A theme central to any graduation from The Academy is that our students are far, far more than the sum of their Leaving Certificate results or their CAO points score. Never has that been truer than for the graduating class of 2020. Watching you grow in confidence and almost daily revise upwards your expectations of yourself as your belief in what you are capable of rose was an absolute joy. Your newfound or newly improved skills in managing your time, meeting deadlines, critically evaluating new information and confidently articulating your opinions and ideas, making new friends and forging new working relationships with staff and peers are all things you will carry with you wherever the road takes you from here. They will give you a solid base from which to push onwards at third level or in the world of work. I am as proud of you guys as you should be of yourselves.
Amidst all of this uncertainty about the ‘calculated grades’ process that will now determine your results, I would encourage you to trust us, your teachers. The teachers and other staff at The Academy have always tried to see the best in you, to see your potential, potential that you often had difficulty seeing yourselves. It’s why most of you came to this school. Have no doubt that our concern for your wellbeing and desire to see you realise your full potential will not change in any way as we engage with this grading process. While we are not at liberty to discuss the process or likely outcomes with you, you can rest assured that we will do everything in our power to ensure that the grades you receive, after moderation by the DES to bring them in line with yearly trends and national norms, will represent as accurately as possible what we believe you would have achieved had your exams gone ahead as normal. We remain your staunchest advocates and are fully in your corner through this process.

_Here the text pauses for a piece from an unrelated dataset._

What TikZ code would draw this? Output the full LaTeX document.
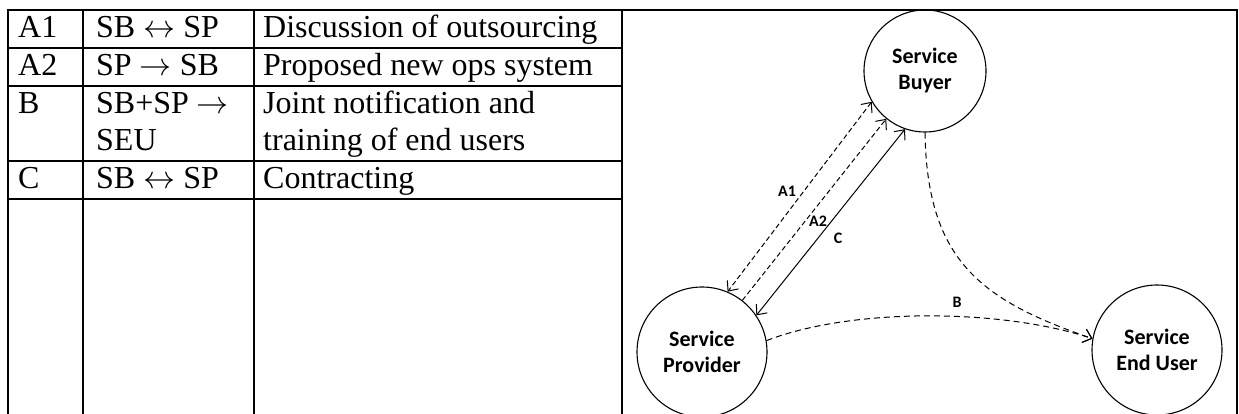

We cannot discuss grades or possible grading procedures with you, but we remain committed to offering you support in any other way you might require. If there is anything bothering or concerning you, feel absolutely free to drop me a line. Even though the academic year is ending, you won’t be abandoned to go through this on your own.
As a staff, we feel this loss as acutely as you do. The fact that you will not have an opportunity to sit exams and so have a chance to show how good you are and how far you’ve come is as disappointing for us as it is for you. It saddens me that we won’t have an opportunity to send you off in the style you deserve. I think you know me well enough to know that I am not exaggerating when I say it has been an absolute joy working with you all this year. I would hope that at some point in the future, when public health advice permits, we will be able to get together and celebrate your time at The Academy, to look back at all the successes, the good times, the laugh–out–loud moments inside and outside the classroom. But until then, if I might be permitted an uncharacteristic moment of soppiness for a hard Northsider, let me say how proud I am to have shared the road with you on this latest part of your journey and how confident I am that wherever the road takes you next you will meet its challenges and difficulties with all the same confidence, commitment, good humour and care for one another you have shown throughout your time here at The Academy.
Look after yourselves and don’t be strangers.